Turkiye, endustriyellesen Avrupa’nin tokadi ile dagilmis oldugu icin, acziyetin getirdigi o vahim psikolojik nevrozu cercevesinde “dusmani gibi olma” hastaligina yakalanmis, “esas” ile “sekli” bu karmasa icinde karistirmis, surekli angaje olmasini gerektiren konumu ise, ona kabuguna cekilip olan biteni harmanlama sansi vermemistir.

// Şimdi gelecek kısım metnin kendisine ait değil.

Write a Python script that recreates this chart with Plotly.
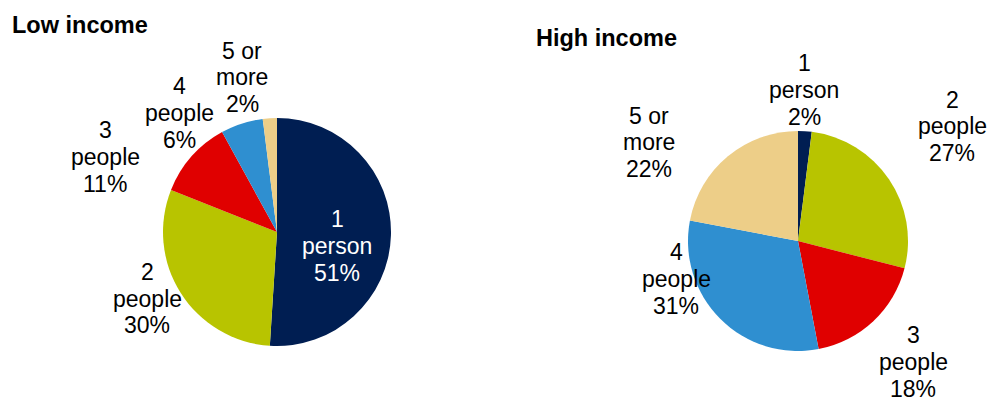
import plotly.graph_objects as go

W, H = 988, 400

categories = ["1 person", "2 people", "3 people", "4 people", "5 or more"]
low_income = [51, 30, 11, 6, 2]
high_income = [2, 27, 18, 31, 22]
colors = ["#001E52", "#B8C400", "#E00000", "#2F8FD0", "#EDCE88"]

# category labels split over two lines, value added as a third line
label_lines = [["1", "person"], ["2", "people"], ["3", "people"], ["4", "people"], ["5 or", "more"]]

# pie geometry in pixels: (centre x, centre y from top, radius)
pies = {
    "Low income": dict(values=low_income, cx=277, cy=232, r=114),
    "High income": dict(values=high_income, cx=798, cy=241, r=110),
}

# label block centres (pixels from top-left), one per slice
label_pos = {
    "Low income": [(337, 246), (147, 298.5), (105, 157), (179, 113), (242, 77.5)],
    "High income": [(804, 90), (952, 126.5), (913, 362), (676, 279), (649, 142.5)],
}
label_color = {
    "Low income": ["white", "black", "black", "black", "black"],
    "High income": ["black"] * 5,
}
LINE_STEP = 26.8
FONT = "Liberation Sans, Arial, sans-serif"
titles = [("Low income", 10, 25), ("High income", 534, 38)]

fig = go.Figure()
for name, p in pies.items():
    fig.add_trace(go.Pie(
        labels=categories,
        values=p["values"],
        marker=dict(colors=colors, line=dict(width=0)),
        sort=False,
        direction="clockwise",
        rotation=0,
        textinfo="none",
        hoverinfo="label+percent",
        showlegend=False,
        domain=dict(
            x=[(p["cx"] - p["r"]) / W, (p["cx"] + p["r"]) / W],
            y=[(H - p["cy"] - p["r"]) / H, (H - p["cy"] + p["r"]) / H],
        ),
    ))

annotations = []
for name, p in pies.items():
    for lines, val, (x, y), col in zip(label_lines, p["values"], label_pos[name], label_color[name]):
        rows = lines + [f"{val}%"]
        for i, row in enumerate(rows):
            yy = y + (i - 1) * LINE_STEP
            annotations.append(dict(
                x=x / W, y=1 - yy / H, xref="paper", yref="paper",
                text=row, showarrow=False,
                xanchor="center", yanchor="middle", align="center",
                font=dict(family=FONT, size=23, color=col),
            ))
for text, x, y in titles:
    annotations.append(dict(
        x=x / W, y=1 - y / H, xref="paper", yref="paper",
        text=f"<b>{text}</b>", showarrow=False,
        xanchor="left", yanchor="middle",
        font=dict(family=FONT, size=23.5, color="black"),
    ))

fig.update_layout(
    width=W, height=H,
    margin=dict(l=0, r=0, t=0, b=0),
    paper_bgcolor="white",
    plot_bgcolor="white",
    annotations=annotations,
)

fig.write_html("out.html")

Kant felsefesinin icten ice curuttugu Avrupa’nin endustriyellesmesinin kendi kendini yokettigi zamanlarda, bunlari arka arkaya goren, surekli takip etmeye calisan, ve tarihi bir zamanlama talihsizligi yuzunden o dinamikleri Avrupanin cokusunden “az once” alip kanunlarinda, elit tabakasinda kodifiye eden ulkemiz, ileriye donuk esnekligini bazi insanlarin nedzinde geri gelmemek uzere kaybetmistir. Daha uzaklarda bir yerlerde olan ABD ise, zamanlama sansi sayesinde tarim -> endustri gecisinin tam ortasinda dunyaya gelerek muthis bir esneklik kazanmis, ama yokolan bir ideolojinin mirascisi ulkemiz olmekte olan kavramlara siki sikiya sarilarak gunumuzde yasadigimiz nevrozlara baslangic noktasi saglamistir.

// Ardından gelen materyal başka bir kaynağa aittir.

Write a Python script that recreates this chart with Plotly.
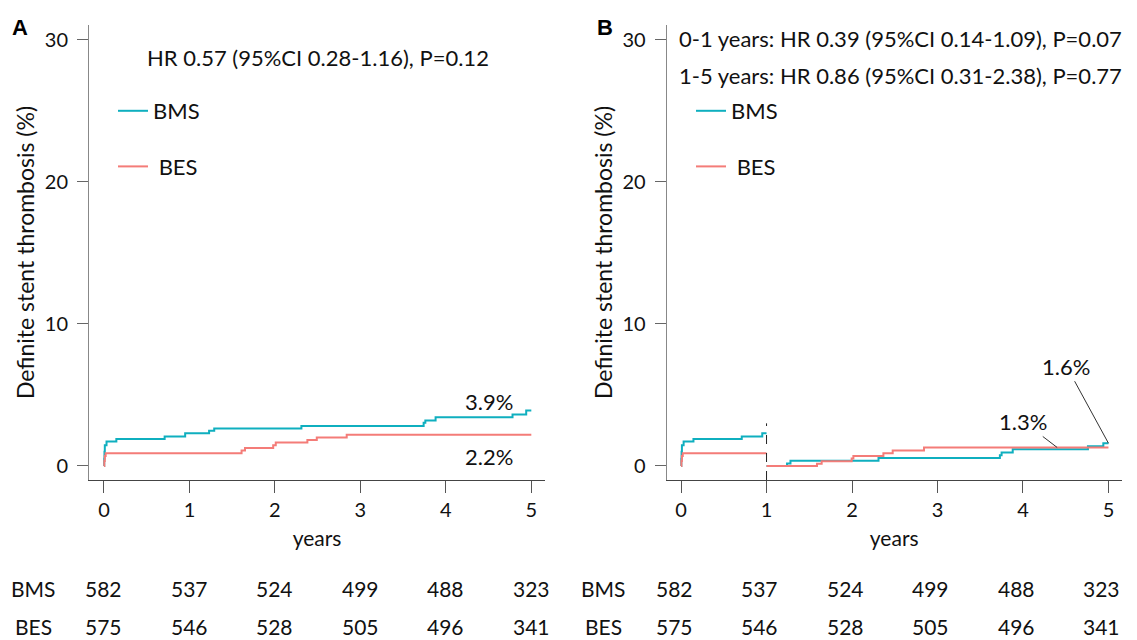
import plotly.graph_objects as go

# ---------------- data ----------------
years_ticks = [0, 1, 2, 3, 4, 5]
y_ticks = [0, 10, 20, 30]

# Panel A: cumulative definite stent thrombosis (%), 0-5 years
a_bms_t = [0, 0.003, 0.006, 0.01, 0.03, 0.145, 0.71, 0.95, 1.23, 1.29, 2.31, 3.74, 3.76, 3.88, 4.78, 4.94, 5.0]
a_bms_v = [0, 0.5, 1.0, 1.45, 1.72, 1.9, 2.07, 2.3, 2.47, 2.64, 2.82, 3.05, 3.2, 3.42, 3.62, 3.9, 3.9]
a_bes_t = [0, 0.004, 0.01, 0.02, 1.61, 1.65, 1.98, 2.01, 2.38, 2.49, 2.84, 5.0]
a_bes_v = [0, 0.35, 0.7, 0.89, 1.08, 1.26, 1.46, 1.65, 1.82, 2.01, 2.2, 2.2]

# Panel B: landmark analysis, 0-1 years
b1_bms_t = [0, 0.003, 0.006, 0.01, 0.03, 0.145, 0.71, 0.95, 1.0]
b1_bms_v = [0, 0.5, 1.0, 1.45, 1.72, 1.9, 2.07, 2.3, 2.3]
b1_bes_t = [0, 0.004, 0.01, 0.02, 1.0]
b1_bes_v = [0, 0.35, 0.7, 0.89, 0.89]
# Panel B: landmark analysis, 1-5 years
b2_bms_t = [1.0, 1.24, 1.28, 2.31, 3.73, 3.75, 3.88, 4.76, 4.94, 5.0]
b2_bms_v = [0, 0.17, 0.37, 0.56, 0.76, 0.95, 1.17, 1.38, 1.6, 1.6]
b2_bes_t = [1.0, 1.59, 1.645, 1.996, 2.016, 2.367, 2.476, 2.842, 5.0]
b2_bes_v = [0, 0.16, 0.33, 0.52, 0.7, 0.89, 1.08, 1.3, 1.3]

risk_groups = ["BMS", "BES"]
risk_bms = [582, 537, 524, 499, 488, 323]
risk_bes = [575, 546, 528, 505, 496, 341]

hr_a = "HR 0.57 (95%CI 0.28-1.16), P=0.12"
hr_b1 = "0-1 years: HR 0.39 (95%CI 0.14-1.09), P=0.07"
hr_b2 = "1-5 years: HR 0.86 (95%CI 0.31-2.38), P=0.77"

# ---------------- style ----------------
C_BMS = "#0FAFBF"
C_BES = "#F47C78"
FONT = "Lato"
TXT = "#111111"
W, H = 1137, 640

def px_x(p):
    return p / W

def px_y(p):
    return 1 - p / H

fig = go.Figure()

def step(x, y, color, name, xa, ya, legend, show):
    fig.add_trace(go.Scatter(
        x=x, y=y, mode="lines", line=dict(color=color, width=2, shape="hv"),
        name=name, legendgroup=legend + name, showlegend=show, legend=legend,
        xaxis=xa, yaxis=ya, hoverinfo="skip"))

step(a_bms_t, a_bms_v, C_BMS, "BMS", "x", "y", "legend", True)
step(a_bes_t, a_bes_v, C_BES, "\u00a0BES", "x", "y", "legend", True)
step(b1_bms_t, b1_bms_v, C_BMS, "BMS", "x2", "y2", "legend2", True)
step(b2_bms_t, b2_bms_v, C_BMS, "BMS", "x2", "y2", "legend2", False)
step(b1_bes_t, b1_bes_v, C_BES, "\u00a0BES", "x2", "y2", "legend2", True)
step(b2_bes_t, b2_bes_v, C_BES, "\u00a0BES", "x2", "y2", "legend2", False)

xcommon = dict(tickvals=years_ticks, ticks="outside", ticklen=12, tickwidth=1,
               tickcolor="#555555", showline=True, linecolor="#444444", linewidth=1,
               showgrid=False, zeroline=False,
               tickfont=dict(family=FONT, size=20, color=TXT),
               title=dict(text="years", font=dict(family=FONT, size=21, color=TXT), standoff=11))
ycommon = dict(tickvals=y_ticks, ticks="outside", ticklen=11, tickwidth=1,
               tickcolor="#666666", showline=True, linecolor="#888888", linewidth=1,
               showgrid=False, zeroline=False, range=[-0.99, 31.05], ticklabelstandoff=5,
               tickfont=dict(family=FONT, size=20, color=TXT),
               title=dict(text="Definite stent thrombosis (%)",
                          font=dict(family=FONT, size=23, color=TXT), standoff=3))

LEG = dict(xanchor="left", yanchor="top", bgcolor="rgba(0,0,0,0)",
           font=dict(family=FONT, size=22, color=TXT), traceorder="grouped", tracegroupgap=24)

fig.update_layout(
    width=W, height=H, margin=dict(l=0, r=0, t=0, b=0),
    paper_bgcolor="white", plot_bgcolor="white",
    xaxis=dict(domain=[px_x(89), px_x(545)], range=[-0.175, 5.16], anchor="y", **xcommon),
    yaxis=dict(domain=[px_y(480), px_y(25)], anchor="x", **ycommon),
    xaxis2=dict(domain=[px_x(666.7), px_x(1121.7)], range=[-0.168, 5.155], anchor="y2", **xcommon),
    yaxis2=dict(domain=[px_y(480), px_y(25)], anchor="x2", **ycommon),
    legend=dict(x=px_x(113), y=px_y(90), **LEG),
    legend2=dict(x=px_x(691), y=px_y(90), **LEG),
    font=dict(family=FONT, color=TXT),
)

# dashed landmark line at 1 year
fig.add_shape(type="line", xref="x2", yref="y2", x0=1, x1=1, y0=-0.99, y1=3.0,
              line=dict(color="#222222", width=1, dash="dash"))

def txt(text, x, y, size=22, xanchor="center", xref="paper", yref="paper", **kw):
    return dict(text=text, x=x, y=y, xref=xref, yref=yref, xanchor=xanchor, yanchor="middle",
                showarrow=False, font=dict(family=FONT, size=size, color=TXT), **kw)

ann = []
# panel letters
ann.append(dict(text="<b>A</b>", x=px_x(20), y=px_y(27), xref="paper", yref="paper",
                xanchor="center", yanchor="middle", showarrow=False,
                font=dict(family="Liberation Sans", size=22, color="black")))
ann.append(dict(text="<b>B</b>", x=px_x(605), y=px_y(27), xref="paper", yref="paper",
                xanchor="center", yanchor="middle", showarrow=False,
                font=dict(family="Liberation Sans", size=22, color="black")))
# HR texts
ann.append(txt(hr_a, px_x(318), px_y(57), size=22))
ann.append(txt(hr_b1, px_x(677), px_y(39), size=22, xanchor="left"))
ann.append(txt(hr_b2, px_x(677), px_y(75), size=22, xanchor="left"))
# end-point labels
ann.append(txt(f"{a_bms_v[-1]:.1f}%", 4.5, 4.55, xref="x", yref="y"))
ann.append(txt(f"{a_bes_v[-1]:.1f}%", 4.5, 0.7, xref="x", yref="y"))
ann.append(dict(text=f"{b2_bms_v[-1]:.1f}%", x=b2_bms_t[-1], y=b2_bms_v[-1], xref="x2", yref="y2",
                showarrow=True, arrowhead=0, arrowwidth=1, arrowcolor="#333333", ax=-42, ay=-77,
                font=dict(family=FONT, size=22, color=TXT)))
ann.append(dict(text=f"{b2_bes_v[-1]:.1f}%", x=4.4, y=b2_bes_v[-1], xref="x2", yref="y2",
                showarrow=True, arrowhead=0, arrowwidth=1, arrowcolor="#333333", ax=-34, ay=-26,
                font=dict(family=FONT, size=22, color=TXT)))
# numbers at risk table
rows = [(risk_groups[0], risk_bms, px_y(588)), (risk_groups[1], risk_bes, px_y(626))]
for xa, lab_px, shift in (("x", 33, 0.0), ("x2", 603, -0.08)):
    for grp, vals, yy in rows:
        ann.append(txt(grp, px_x(lab_px), yy, size=21))
        for t, v in zip(years_ticks, vals):
            ann.append(txt(str(v), t + shift, yy, size=21, xref=xa))
fig.update_layout(annotations=ann)

fig.write_html("out.html", config={"displayModeBar": False},
               post_script="document.body.style.margin='0';document.body.style.padding='0';")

Avrupanin kendisi bile, en azindan, yasamis oldugu cokusun temel dinamiklerini ureten yer oldugu icin, “neyin kotu oldugunu” deneme/yanilma ile gorebilme sansini sahip olmustur. Aristonun akilciligini Kant felsefesi ile kendi kendine dinamitlerken kollektif pek cok ideolojinin dogmasini saglayan bu kita, en azindan Nazizm ideolojilerin acisini bizzat yasayarak ogrenmis, ve totaliter milliyetcilikten uzak durmayi ogrenmistir [1].

Turkiye ise “yanlis zamanda”, “seklen” aldigi pek cok kavrami, hem “esasen” takip edemeyerek, hem de yenileyemeyerek, tarihi kafa karisikliginin pencesinde suruklenmeye devam etmektedir.


[1] Ironik bir sekilde Nazizm’den en cok ceken ulke Fransa, ona yenildigi icin aynen Turkiyenin yasadigi nevroz gibi “onun gibi olma” hastaligini bir sure, hatta kismen bu gun bile yasamaktadir. Hitler’in kapitalizm, finans sistemine karsi olan retorigin benzeri, bugun Fransa’da aktif bir sekilde egitim sisteminde, sokaktaki insanin hissiyatinda beyinlere kazinmistir. “Liberal” kelimesi, aynen Turkiye’de bir kesimde oldugu gibi kufur mahiyetinde kullanilir (Turkiyeli F-tipi Kemalistlerinin bu retorigi Fransa’dan kopyalamis olmalari bu mantiga gore neredeyse kesindir).